# Challenge
Begin at the first line of the data and copy each line through the one containing "const BAR_W = 57;", that line included, with no pictures.

Lines of data

•••

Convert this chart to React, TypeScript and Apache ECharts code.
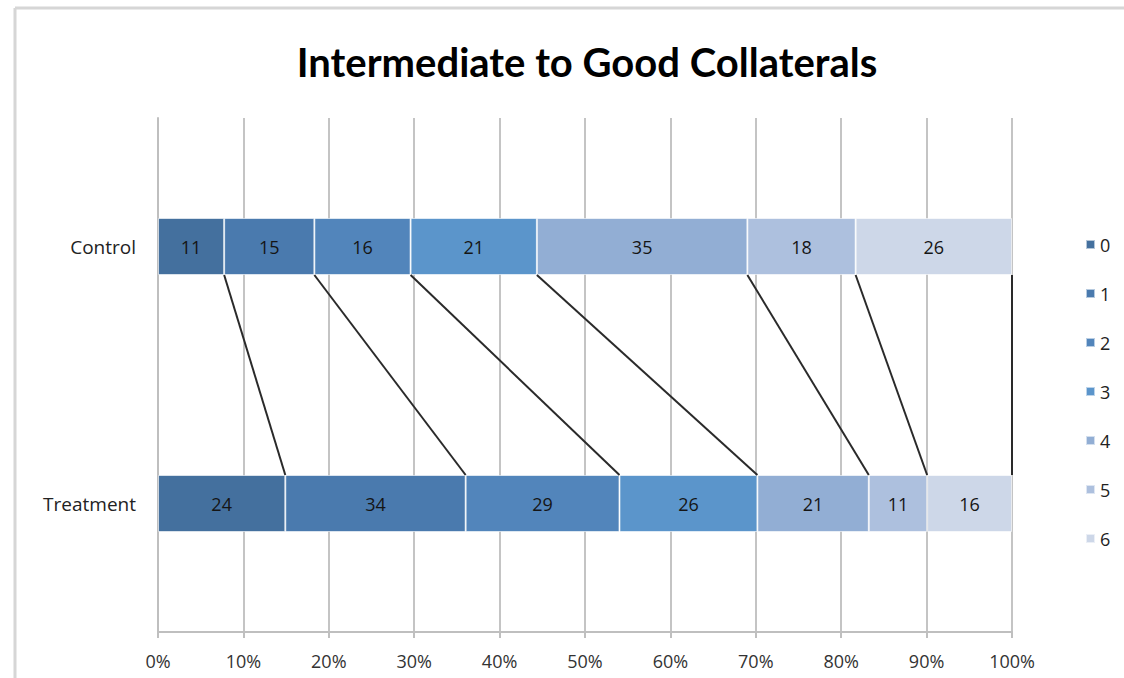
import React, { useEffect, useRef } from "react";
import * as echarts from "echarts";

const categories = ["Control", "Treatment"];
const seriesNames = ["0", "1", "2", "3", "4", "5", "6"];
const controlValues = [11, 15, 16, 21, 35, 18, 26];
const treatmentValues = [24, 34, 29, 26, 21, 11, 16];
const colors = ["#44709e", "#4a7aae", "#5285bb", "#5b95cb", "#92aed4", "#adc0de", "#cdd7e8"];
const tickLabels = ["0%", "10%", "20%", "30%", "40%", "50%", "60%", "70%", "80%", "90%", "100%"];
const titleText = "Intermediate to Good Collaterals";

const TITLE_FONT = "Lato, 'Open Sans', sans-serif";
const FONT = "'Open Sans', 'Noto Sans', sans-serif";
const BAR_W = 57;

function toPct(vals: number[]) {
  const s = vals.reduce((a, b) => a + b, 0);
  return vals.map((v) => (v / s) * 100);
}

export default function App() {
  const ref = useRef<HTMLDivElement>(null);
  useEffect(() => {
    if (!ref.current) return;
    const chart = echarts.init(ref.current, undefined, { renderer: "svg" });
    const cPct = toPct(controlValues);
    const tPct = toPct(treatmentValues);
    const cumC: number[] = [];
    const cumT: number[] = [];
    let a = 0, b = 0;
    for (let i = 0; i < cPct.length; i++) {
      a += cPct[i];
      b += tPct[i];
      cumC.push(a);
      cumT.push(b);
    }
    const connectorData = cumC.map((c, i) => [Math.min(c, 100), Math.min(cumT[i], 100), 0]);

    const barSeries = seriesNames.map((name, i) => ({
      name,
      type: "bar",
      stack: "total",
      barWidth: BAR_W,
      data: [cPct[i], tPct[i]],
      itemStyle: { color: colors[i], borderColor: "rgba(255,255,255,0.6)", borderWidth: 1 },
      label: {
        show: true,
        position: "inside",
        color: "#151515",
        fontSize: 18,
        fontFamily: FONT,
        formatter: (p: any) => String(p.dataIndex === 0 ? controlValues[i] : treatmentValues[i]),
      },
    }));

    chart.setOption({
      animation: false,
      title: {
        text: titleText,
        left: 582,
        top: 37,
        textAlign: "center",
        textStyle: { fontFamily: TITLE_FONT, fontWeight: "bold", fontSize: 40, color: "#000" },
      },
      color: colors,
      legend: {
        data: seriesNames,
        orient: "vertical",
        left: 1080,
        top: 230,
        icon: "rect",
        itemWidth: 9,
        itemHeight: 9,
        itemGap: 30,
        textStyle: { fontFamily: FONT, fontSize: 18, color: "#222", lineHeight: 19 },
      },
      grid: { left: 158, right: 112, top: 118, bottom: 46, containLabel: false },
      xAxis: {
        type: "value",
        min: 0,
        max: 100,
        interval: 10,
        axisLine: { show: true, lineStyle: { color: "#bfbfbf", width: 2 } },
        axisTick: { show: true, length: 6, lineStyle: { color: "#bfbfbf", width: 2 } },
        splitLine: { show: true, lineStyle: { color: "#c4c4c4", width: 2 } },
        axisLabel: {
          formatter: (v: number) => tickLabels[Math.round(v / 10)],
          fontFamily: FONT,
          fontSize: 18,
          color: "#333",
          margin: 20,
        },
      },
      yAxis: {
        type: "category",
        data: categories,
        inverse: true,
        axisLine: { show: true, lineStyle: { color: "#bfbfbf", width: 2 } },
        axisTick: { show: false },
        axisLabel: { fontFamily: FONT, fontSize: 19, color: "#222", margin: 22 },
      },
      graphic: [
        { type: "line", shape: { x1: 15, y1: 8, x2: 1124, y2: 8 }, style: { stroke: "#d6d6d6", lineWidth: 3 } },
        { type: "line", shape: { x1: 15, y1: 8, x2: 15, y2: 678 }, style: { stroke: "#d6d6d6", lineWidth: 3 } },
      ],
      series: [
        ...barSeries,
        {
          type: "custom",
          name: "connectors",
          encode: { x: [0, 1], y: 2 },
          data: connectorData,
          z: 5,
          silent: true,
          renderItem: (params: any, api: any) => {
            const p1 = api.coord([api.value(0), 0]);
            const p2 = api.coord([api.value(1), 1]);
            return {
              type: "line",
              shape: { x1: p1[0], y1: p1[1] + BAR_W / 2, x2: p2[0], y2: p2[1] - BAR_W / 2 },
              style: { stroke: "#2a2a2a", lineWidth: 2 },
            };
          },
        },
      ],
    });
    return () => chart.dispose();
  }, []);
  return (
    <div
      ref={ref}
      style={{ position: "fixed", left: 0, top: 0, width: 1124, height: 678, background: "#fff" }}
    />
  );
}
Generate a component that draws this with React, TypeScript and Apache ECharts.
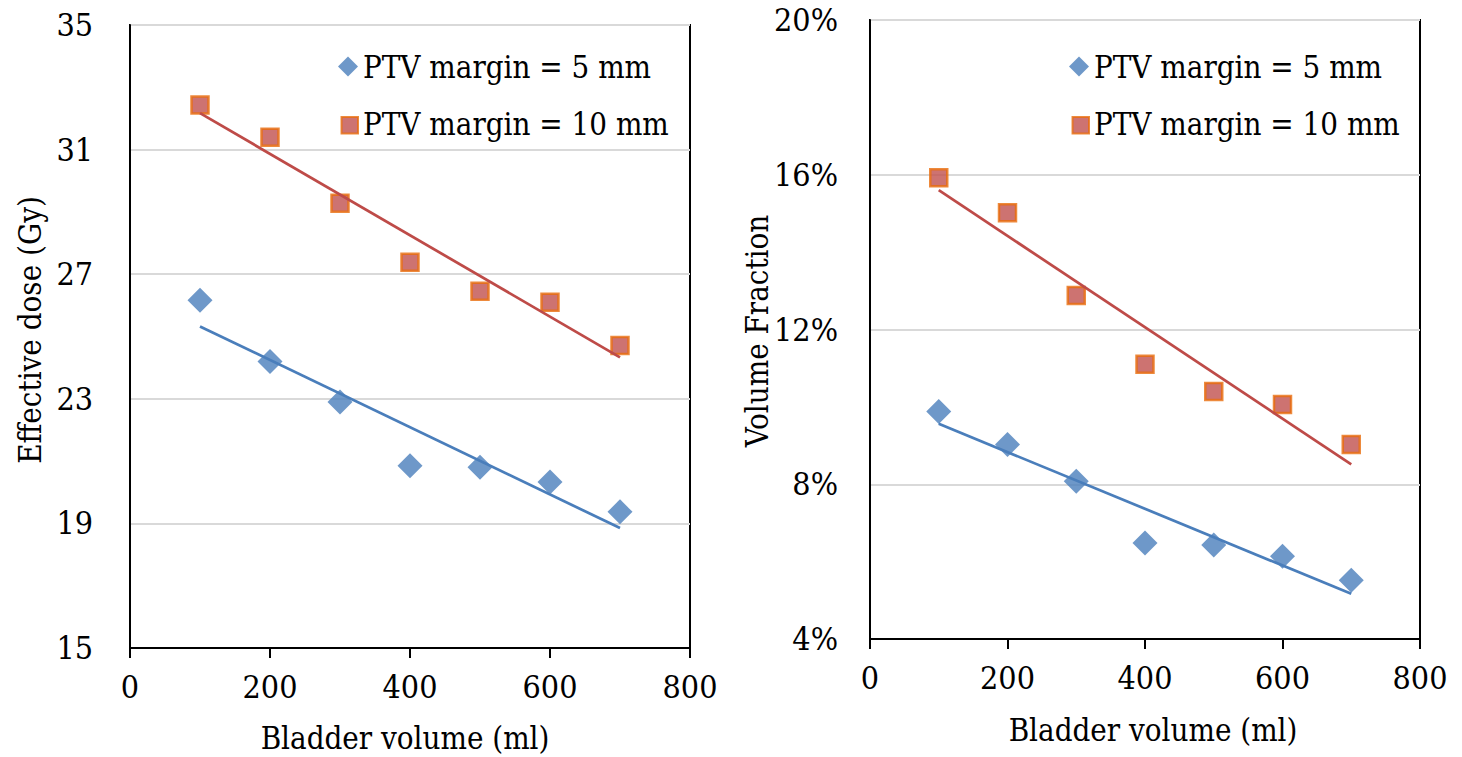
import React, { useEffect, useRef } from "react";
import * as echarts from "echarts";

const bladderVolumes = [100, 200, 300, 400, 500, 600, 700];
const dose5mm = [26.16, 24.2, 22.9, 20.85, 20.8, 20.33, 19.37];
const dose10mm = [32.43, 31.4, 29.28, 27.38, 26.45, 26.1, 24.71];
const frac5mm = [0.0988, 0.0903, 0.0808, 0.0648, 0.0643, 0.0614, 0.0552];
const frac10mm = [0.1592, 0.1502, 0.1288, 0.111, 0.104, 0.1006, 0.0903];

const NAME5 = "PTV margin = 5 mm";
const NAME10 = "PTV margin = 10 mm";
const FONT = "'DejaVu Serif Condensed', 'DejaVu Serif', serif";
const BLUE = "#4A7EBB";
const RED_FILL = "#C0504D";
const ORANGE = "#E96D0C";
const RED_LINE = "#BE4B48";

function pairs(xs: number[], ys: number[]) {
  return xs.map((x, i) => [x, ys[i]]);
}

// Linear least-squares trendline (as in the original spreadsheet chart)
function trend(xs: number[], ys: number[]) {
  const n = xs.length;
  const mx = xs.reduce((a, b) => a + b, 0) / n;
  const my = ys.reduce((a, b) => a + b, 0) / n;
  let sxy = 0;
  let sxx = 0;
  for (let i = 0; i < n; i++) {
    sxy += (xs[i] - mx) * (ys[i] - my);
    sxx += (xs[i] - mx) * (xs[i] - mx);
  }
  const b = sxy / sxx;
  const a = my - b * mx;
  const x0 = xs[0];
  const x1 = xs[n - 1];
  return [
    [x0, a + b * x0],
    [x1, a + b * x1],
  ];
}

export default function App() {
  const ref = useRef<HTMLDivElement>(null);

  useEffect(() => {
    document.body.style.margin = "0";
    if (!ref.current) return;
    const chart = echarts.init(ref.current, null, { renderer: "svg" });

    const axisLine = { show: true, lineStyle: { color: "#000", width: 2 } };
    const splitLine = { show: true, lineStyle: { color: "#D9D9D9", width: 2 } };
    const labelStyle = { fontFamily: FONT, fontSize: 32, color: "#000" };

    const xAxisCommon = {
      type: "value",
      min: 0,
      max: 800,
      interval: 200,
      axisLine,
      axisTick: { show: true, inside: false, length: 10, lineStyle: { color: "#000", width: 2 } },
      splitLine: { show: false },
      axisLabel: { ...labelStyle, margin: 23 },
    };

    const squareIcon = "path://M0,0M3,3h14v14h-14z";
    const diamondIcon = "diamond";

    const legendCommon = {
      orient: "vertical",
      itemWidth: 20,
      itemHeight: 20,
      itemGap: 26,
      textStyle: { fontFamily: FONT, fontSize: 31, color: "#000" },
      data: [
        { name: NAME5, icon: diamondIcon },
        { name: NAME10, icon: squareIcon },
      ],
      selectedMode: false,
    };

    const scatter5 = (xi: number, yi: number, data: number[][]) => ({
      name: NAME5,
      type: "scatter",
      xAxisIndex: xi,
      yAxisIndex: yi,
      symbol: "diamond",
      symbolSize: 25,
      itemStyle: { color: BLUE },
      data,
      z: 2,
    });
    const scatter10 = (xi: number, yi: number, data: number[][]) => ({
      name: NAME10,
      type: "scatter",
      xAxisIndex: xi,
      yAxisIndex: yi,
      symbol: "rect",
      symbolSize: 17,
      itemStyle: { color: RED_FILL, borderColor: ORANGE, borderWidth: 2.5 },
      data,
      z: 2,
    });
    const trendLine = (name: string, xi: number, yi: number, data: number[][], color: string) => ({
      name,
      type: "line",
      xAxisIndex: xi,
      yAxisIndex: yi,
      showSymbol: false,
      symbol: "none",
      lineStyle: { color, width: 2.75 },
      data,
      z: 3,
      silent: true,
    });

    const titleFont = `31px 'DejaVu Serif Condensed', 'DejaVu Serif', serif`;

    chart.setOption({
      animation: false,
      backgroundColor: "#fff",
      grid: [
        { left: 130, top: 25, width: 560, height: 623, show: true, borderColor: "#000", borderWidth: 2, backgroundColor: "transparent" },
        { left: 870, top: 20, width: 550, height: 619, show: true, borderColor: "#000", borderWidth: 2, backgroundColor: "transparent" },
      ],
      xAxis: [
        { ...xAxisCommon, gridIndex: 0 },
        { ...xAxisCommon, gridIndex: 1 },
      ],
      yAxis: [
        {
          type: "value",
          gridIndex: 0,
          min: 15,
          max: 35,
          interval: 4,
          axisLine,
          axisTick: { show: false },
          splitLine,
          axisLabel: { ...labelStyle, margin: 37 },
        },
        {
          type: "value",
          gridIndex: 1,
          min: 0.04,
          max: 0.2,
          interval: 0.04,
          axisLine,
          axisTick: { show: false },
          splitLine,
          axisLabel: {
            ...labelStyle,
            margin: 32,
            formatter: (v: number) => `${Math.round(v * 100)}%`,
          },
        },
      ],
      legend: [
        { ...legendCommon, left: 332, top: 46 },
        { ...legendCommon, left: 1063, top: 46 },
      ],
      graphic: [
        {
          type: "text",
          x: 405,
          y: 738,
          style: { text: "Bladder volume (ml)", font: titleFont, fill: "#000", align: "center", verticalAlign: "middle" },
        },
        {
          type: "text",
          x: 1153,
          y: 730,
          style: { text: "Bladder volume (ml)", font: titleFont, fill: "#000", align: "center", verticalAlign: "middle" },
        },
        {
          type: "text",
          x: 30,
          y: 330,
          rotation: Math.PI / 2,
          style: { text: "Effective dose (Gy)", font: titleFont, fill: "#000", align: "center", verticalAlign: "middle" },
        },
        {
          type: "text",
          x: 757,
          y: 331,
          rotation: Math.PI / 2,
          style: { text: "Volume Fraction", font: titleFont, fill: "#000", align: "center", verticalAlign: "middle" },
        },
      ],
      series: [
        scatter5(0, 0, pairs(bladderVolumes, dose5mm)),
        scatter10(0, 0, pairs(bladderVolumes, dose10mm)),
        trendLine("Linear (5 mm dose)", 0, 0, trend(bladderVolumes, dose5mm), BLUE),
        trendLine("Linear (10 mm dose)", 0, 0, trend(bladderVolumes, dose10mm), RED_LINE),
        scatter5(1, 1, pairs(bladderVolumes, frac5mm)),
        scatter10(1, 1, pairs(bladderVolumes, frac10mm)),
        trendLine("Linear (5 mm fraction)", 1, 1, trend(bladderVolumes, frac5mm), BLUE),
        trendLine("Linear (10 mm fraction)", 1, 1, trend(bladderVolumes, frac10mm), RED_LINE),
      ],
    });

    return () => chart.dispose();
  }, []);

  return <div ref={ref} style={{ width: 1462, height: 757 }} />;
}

•••

# Answer to the exercise
Convert this chart to React, TypeScript and Apache ECharts code.
import React, { useEffect, useRef } from "react";
import * as echarts from "echarts";

const categories = ["Control", "Treatment"];
const seriesNames = ["0", "1", "2", "3", "4", "5", "6"];
const controlValues = [11, 15, 16, 21, 35, 18, 26];
const treatmentValues = [24, 34, 29, 26, 21, 11, 16];
const colors = ["#44709e", "#4a7aae", "#5285bb", "#5b95cb", "#92aed4", "#adc0de", "#cdd7e8"];
const tickLabels = ["0%", "10%", "20%", "30%", "40%", "50%", "60%", "70%", "80%", "90%", "100%"];
const titleText = "Intermediate to Good Collaterals";

const TITLE_FONT = "Lato, 'Open Sans', sans-serif";
const FONT = "'Open Sans', 'Noto Sans', sans-serif";
const BAR_W = 57;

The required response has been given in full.